1. Mutation at the P locus.
A. Variegated pericarp in heterozygous combination with red cob, colorless pericarp (V/WR) shows a higher frequency of mutation in grade of variegation than homozygous variegated (VV). R. A. Emerson reported this fact in 1921. It is confirmed in the present studies with stocks which are believed to be unrelated to those which Emerson tested. The procedure used was similar to Emerson's. V/WR plants were selfed and the offspring classified for (1) grade of variegation and (2) cob color. Variegation grade was scored against a set of standard ears varying from class 1 in which each kernel, on the average, showed a single stripe of red pericarp, to class 7 which is heavily striped.

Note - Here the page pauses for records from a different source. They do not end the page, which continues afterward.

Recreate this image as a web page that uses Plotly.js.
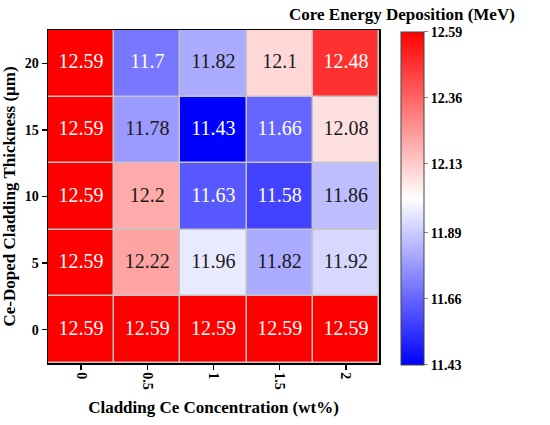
<!DOCTYPE html>
<html>
<head>
<meta charset="utf-8">
<script src="https://cdn.plot.ly/plotly-3.0.1.min.js"></script>
<style>html,body{margin:0;padding:0;background:#fff;}#chart{width:550px;height:425px;}</style>
</head>
<body>
<div id="chart"></div>
<script>
var concentrations = [0, 0.5, 1, 1.5, 2];
var thicknesses = [0, 5, 10, 15, 20];
var row0 = [12.59, 12.59, 12.59, 12.59, 12.59];
var row5 = [12.59, 12.22, 11.96, 11.82, 11.92];
var row10 = [12.59, 12.2, 11.63, 11.58, 11.86];
var row15 = [12.59, 11.78, 11.43, 11.66, 12.08];
var row20 = [12.59, 11.7, 11.82, 12.1, 12.48];
var cbTicks = [11.43, 11.66, 11.89, 12.13, 12.36, 12.59];
var zMin = 11.43, zMax = 12.59;

var z = [row0, row5, row10, row15, row20];

var tx = [], ty = [], tt = [], tc = [];
for (var i = 0; i < thicknesses.length; i++) {
  for (var j = 0; j < concentrations.length; j++) {
    var v = z[i][j];
    tx.push(concentrations[j]);
    ty.push(thicknesses[i]);
    tt.push(String(v));
    tc.push((v <= 11.7 || v >= 12.4) ? '#ffffff' : '#1a1a1a');
  }
}

var serif = 'Liberation Serif, Times New Roman, serif';

var heat = {
  type: 'heatmap',
  x: concentrations,
  y: thicknesses,
  z: z,
  zmin: zMin,
  zmax: zMax,
  xgap: 1.5,
  ygap: 1.5,
  colorscale: [[0, 'rgb(0,0,255)'], [0.5, 'rgb(255,255,255)'], [1, 'rgb(255,0,0)']],
  hoverinfo: 'none',
  colorbar: {
    x: 1.066, xanchor: 'left', xref: 'paper',
    y: 0.495, yanchor: 'middle',
    len: 1.0, lenmode: 'fraction',
    thickness: 23, thicknessmode: 'pixels',
    outlinecolor: '#444', outlinewidth: 1,
    tickmode: 'array', tickvals: cbTicks, ticktext: cbTicks.map(function(t){return t.toFixed(2);}),
    ticks: 'outside', ticklen: 4, tickcolor: '#888', tickwidth: 1,
    tickfont: {family: serif, size: 14, color: '#000', weight: 'bold'},
    ypad: 0, xpad: 0
  }
};

var labels = {
  type: 'scatter', mode: 'text',
  x: tx, y: ty, text: tt,
  textfont: {family: serif, size: 20, color: tc},
  hoverinfo: 'none', showlegend: false
};

var layout = {
  width: 550, height: 425,
  margin: {l: 48, r: 171, t: 30, b: 62},
  paper_bgcolor: '#ffffff',
  plot_bgcolor: '#c4c4c4',
  showlegend: false,
  xaxis: {
    range: [-0.25, 2.25],
    tickmode: 'array', tickvals: concentrations, ticktext: concentrations.map(String),
    tickangle: 90,
    ticks: 'outside', ticklen: 5, tickwidth: 1.5, tickcolor: '#000',
    showline: true, linecolor: '#000', linewidth: 1.5, mirror: true,
    showgrid: false, zeroline: false,
    tickfont: {family: serif, size: 14, color: '#000', weight: 'bold'},
    title: {text: 'Cladding Ce Concentration (wt%)', font: {family: serif, size: 17, color: '#000', weight: 'bold'}, standoff: 12}
  },
  yaxis: {
    range: [-2.5, 22.5],
    tickmode: 'array', tickvals: thicknesses, ticktext: thicknesses.map(String),
    ticks: 'outside', ticklen: 5, tickwidth: 1.5, tickcolor: '#000',
    showline: true, linecolor: '#000', linewidth: 1.5, mirror: true,
    showgrid: false, zeroline: false,
    tickfont: {family: serif, size: 14, color: '#000', weight: 'bold'},
    title: {text: 'Ce-Doped Cladding Thickness (μm)', font: {family: serif, size: 17, color: '#000', weight: 'bold'}, standoff: 6}
  },
  annotations: [{
    xref: 'paper', yref: 'paper',
    x: 1.418, y: 1.0, xanchor: 'right', yanchor: 'bottom', yshift: 4,
    text: 'Core Energy Deposition (MeV)', showarrow: false,
    font: {family: serif, size: 17, color: '#000', weight: 'bold'}
  }]
};

Plotly.newPlot('chart', [heat, labels], layout, {staticPlot: true, displayModeBar: false});
</script>
</body>
</html>
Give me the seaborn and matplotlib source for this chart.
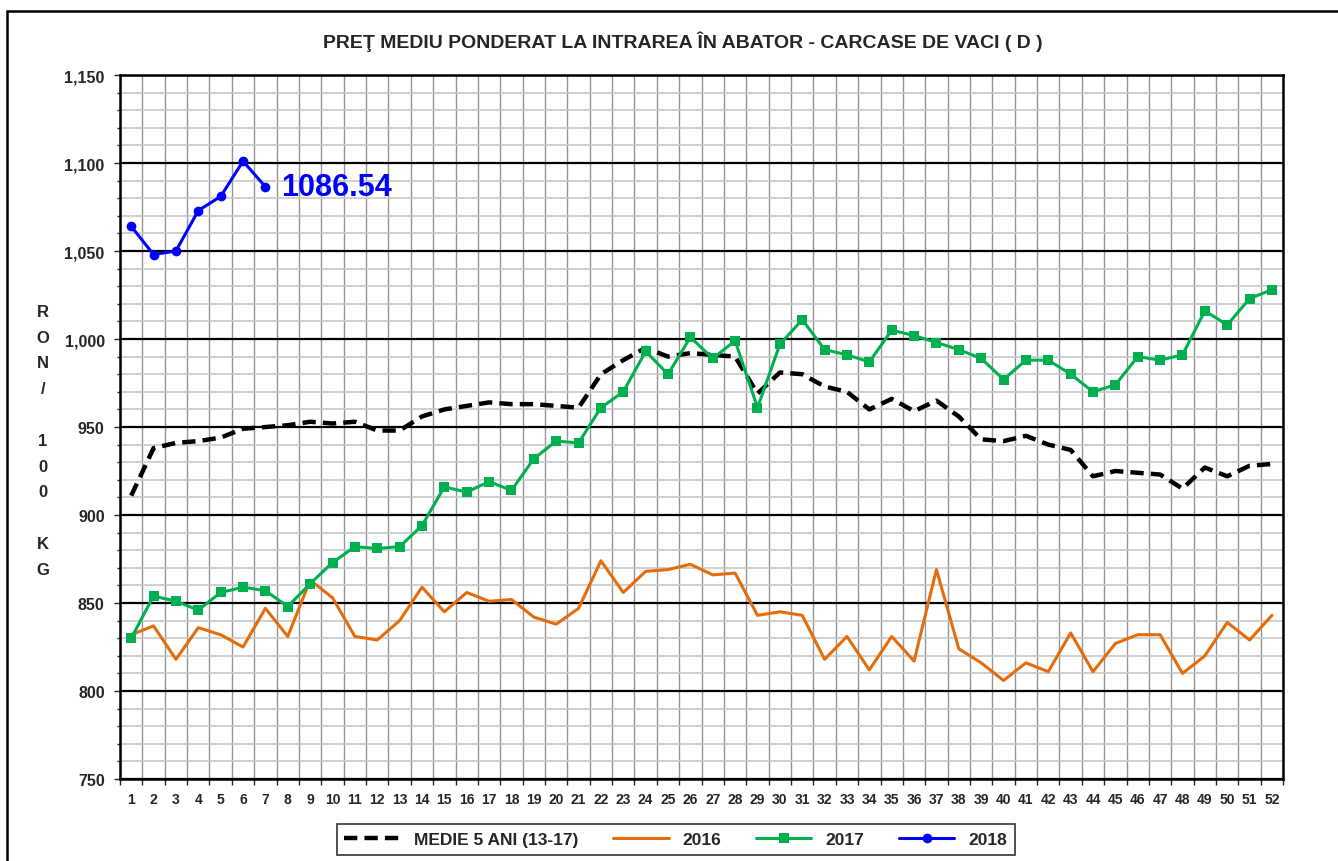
import seaborn as sns
import matplotlib
matplotlib.use("Agg")
import matplotlib.pyplot as plt
import matplotlib.ticker as ticker
from matplotlib.patches import Rectangle
import pandas as pd

weeks = list(range(1, 53))

medie_5_ani = [911, 938, 941, 942, 944, 949, 950, 951, 953, 952, 953, 948, 948,
               956, 960, 962, 964, 963, 963, 962, 961, 980, 988, 995, 990, 992,
               991, 990, 969, 981, 980, 973, 970, 960, 966, 959, 965, 956, 943,
               942, 945, 940, 937, 922, 925, 924, 923, 915, 927, 922, 928, 929]

y2016 = [832, 837, 818, 836, 832, 825, 847, 831, 863, 853, 831, 829, 840,
         859, 845, 856, 851, 852, 842, 838, 847, 874, 856, 868, 869, 872,
         866, 867, 843, 845, 843, 818, 831, 812, 831, 817, 869, 824, 816,
         806, 816, 811, 833, 811, 827, 832, 832, 810, 820, 839, 829, 843]

y2017 = [830, 854, 851, 846, 856, 859, 857, 848, 861, 873, 882, 881, 882,
         894, 916, 913, 919, 914, 932, 942, 941, 961, 970, 993, 980, 1001,
         989, 999, 961, 997, 1011, 994, 991, 987, 1005, 1002, 998, 994, 989,
         977, 988, 988, 980, 970, 974, 990, 988, 991, 1016, 1008, 1023, 1028]

y2018 = [1064, 1048, 1050, 1073, 1081, 1101, 1086.54]

legend_labels = ["MEDIE 5 ANI (13-17)", "2016", "2017", "2018"]
title = "PREŢ MEDIU PONDERAT LA INTRAREA ÎN ABATOR - CARCASE DE VACI ( D )"

sns.set_style("white")
plt.rcParams['font.family'] = ['Liberation Sans', 'DejaVu Sans']
plt.rcParams['font.weight'] = 'bold'

fig = plt.figure(figsize=(13.38, 8.62), dpi=100)
ax = fig.add_axes([0.0897, 0.0951, 0.8693, 0.8167])

df = pd.DataFrame({"Week": weeks, "Medie": medie_5_ani,
                   "2016": y2016, "2017": y2017})
df18 = pd.DataFrame({"Week": weeks[:len(y2018)], "2018": y2018})

sns.lineplot(data=df, x="Week", y="Medie", ax=ax, color="black",
             linewidth=3.2, linestyle=(0, (3.0, 1.6)), label=legend_labels[0])
sns.lineplot(data=df, x="Week", y="2016", ax=ax, color="#E46C0A",
             linewidth=2.2, label=legend_labels[1])
sns.lineplot(data=df, x="Week", y="2017", ax=ax, color="#00B050",
             linewidth=2.2, marker="s", markersize=7, markeredgewidth=0,
             label=legend_labels[2])
sns.lineplot(data=df18, x="Week", y="2018", ax=ax, color="#0000FF",
             linewidth=2.2, marker="o", markersize=7, markeredgewidth=0,
             label=legend_labels[3])

ax.text(weeks[len(y2018) - 1] + 0.7, y2018[-1], f"{y2018[-1]:.2f}",
        color="#0000FF", fontsize=22, fontweight="bold", va="center")

ax.set_xlim(0.5, 52.5)
ax.set_ylim(750, 1150)
ax.set_xticks(weeks)
ax.set_xticklabels([str(w) for w in weeks], fontsize=10, fontweight="bold")
ax.xaxis.set_minor_locator(ticker.FixedLocator([w + 0.5 for w in range(0, 53)]))
ax.yaxis.set_major_locator(ticker.MultipleLocator(50))
ax.yaxis.set_minor_locator(ticker.MultipleLocator(10))
ax.yaxis.set_major_formatter(ticker.StrMethodFormatter("{x:,.0f}"))
for lab in ax.get_yticklabels():
    lab.set_fontweight("bold")
    lab.set_fontsize(11.5)

ax.grid(which="minor", axis="y", color="#C8C8C8", linewidth=1.2)
ax.grid(which="minor", axis="x", color="#959595", linewidth=1.0)
ax.grid(which="major", axis="y", color="black", linewidth=1.6)
ax.grid(which="major", axis="x", visible=False)
ax.set_axisbelow(True)
ax.tick_params(axis="y", which="major", length=4, width=1, left=True, pad=7)
ax.tick_params(axis="y", which="minor", length=2, width=1, left=True)
ax.tick_params(axis="x", which="major", length=0, pad=9)
ax.tick_params(axis="x", which="minor", length=4, width=1, bottom=True)
for s in ax.spines.values():
    s.set_color("black")
    s.set_linewidth(1.8)

ax.set_xlabel("")
ax.set_ylabel("")
fig.text(0.032, 0.488, "R\nO\nN\n/\n\n1\n0\n0\n\nK\nG", ha="center", va="center",
         fontsize=12, fontweight="bold", linespacing=1.9)

fig.text(0.51, 0.951, title, ha="center", va="center", fontsize=14,
         fontweight="bold")

leg = ax.legend(loc="center", bbox_to_anchor=(0.505, 0.025),
                bbox_transform=fig.transFigure, ncol=4, frameon=True,
                fancybox=False, edgecolor="black", fontsize=12.5,
                handlelength=3.2, columnspacing=2.0, borderpad=0.45)
leg.get_frame().set_linewidth(1.2)
for t in leg.get_texts():
    t.set_fontweight("bold")

fig.patches.append(Rectangle((0.005, -0.01), 1.0, 0.996, transform=fig.transFigure,
                             fill=False, edgecolor="black", linewidth=1.8))

fig.savefig("out.png", dpi=100)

The mean grade of variegation on the V/WR ears was about 1.5 classes, on the average, above the corresponding value for the VV ears.
B. Different colorless (or near‑colorless) pericarp alleles, or genes closely linked with them, differentially stimulate the mutation of variegated to self color in VW plants, as R. A. Emerson reported in 1929. Our procedure was to cross a series of red‑cobbed, colorless (WR) pericarp inbred field corn strains with inbreds Oh4OB and Wisc67C which are white cobbed with colorless or near‑colorless pericarp (WW). These WR/WW heterozygotes were then pollinated by variegated. The test cross offspring carrying the red cob allele are red‑cobbed and those receiving the white cob allele have variegated cobs, and, thus, may be distinguished from each other readily. The red‑cobbed alleles (or genes linked with them) carried by inbreds WF9, WiscM13, Wisc22 and Wisc38 tested in this way against the white‑cobbed Oh40B allele gave definitely lower average grades of variegation and fewer mutations from variegated to self color than did the white-cobbed Oh40B allele. Similar tests involving Wisc67C and a series of red‑cobbed, colorless pericarp alleles from inbreds A334, 111B, 79A, 153, 355, and 143A showed smaller differences. In certain combinations the WW heterozygotes had the higher variegation grade and in other combinations the reverse was true.
C. The self colors (red and orange) at the P locus, in contrast to variegated and mosaic, represent relatively stable alleles. Certain of them, however, mutate in somatic tissue to alleles lower in the dominance series with measurable frequencies. Preliminary studies show that the mutation rates vary widely. The extent to which the differences are due to the P alleles themselves and to modifiers is not known. The procedure followed was to cross the self‑colored stock to a colorless (or near‑colorless) pericarp strain and then to score the kernels on the F1 ears for number of colorless sectors one millimeter wide or larger. Mutation rate is expressed as number of such mutant sectors per 1000 kernels. A self‑red of uncertain origin but believed to have come originally from a farmer’s open‑pollinated variety showed a mutation rate of .02, based on about 880,000 kernels. Two plants sampled from the Strawberry Pop (red pericarp) variety differed greatly. One gave no mutations; the other showed a rate of .41. An orange stock of Cornell origin gave no mutations in about 50,000 kernels classified. Another orange derived from a mutant sector on an ear from a red‑cobbed, white pericarp field corn hybrid showed a rate of .05. No mutations were found among 7000 kernels of a self-red derived by mutation from a “Crow Creek" variegated pericarp. On the other hand, two separate mutations from variegated to self‑red in an unrelated variegated stock gave rates of 1.9 and 3.4 based on about 512,000 and 313,000 kernels, respectively. These latter values contrast with mutation rates of about 10‑70 per 1000 kernels observed in the limited number of variegated pericarp stocks which we have scored for mutations from variegated to self‑red. Most of the mutant sectors on the red and orange ears involved less than a single kernel. Because of this circumstance, data concerning the qualitative character and heritability of the changes are difficult to obtain.
D. Methyl‑bis (b‑chloroethyl) amine applied to pollen in the vapor phase is not effective in altering the mutability of variegated pericarp. Two levels of treatment were testd, the higher of which approached the lethal dosage. The pollen treatments were severe enough to result in numerous partially shrivelled kernels on the ears to which the pollen was applied. Pollen from a waxy VV stock was used, waxy serving as a means of detecting contaminants. The control and treated lots of pollen were applied to a red‑cobbed, colorless pericarp single cross between two dent inbreds. The ears borne by the F1 plants were scored for (1) grade of variegation and (2) number of mutations to self‑red. The respective scores for the controls and the treated series did not differ significantly from each other. The sub‑class in the treated series comprising the plants reared from the partially shrivelled F1 seeds likewise did not differ significantly from the controls in variegation grade and frequency of mutations to self‑red.
E. In order to facilitate their studies on mutation at the P locus the Wisconsin group is interested in securing seed of the mutant types which appear occasionally in commercial corns. Seed from ears bearing patches of mutant kernels are especially desired.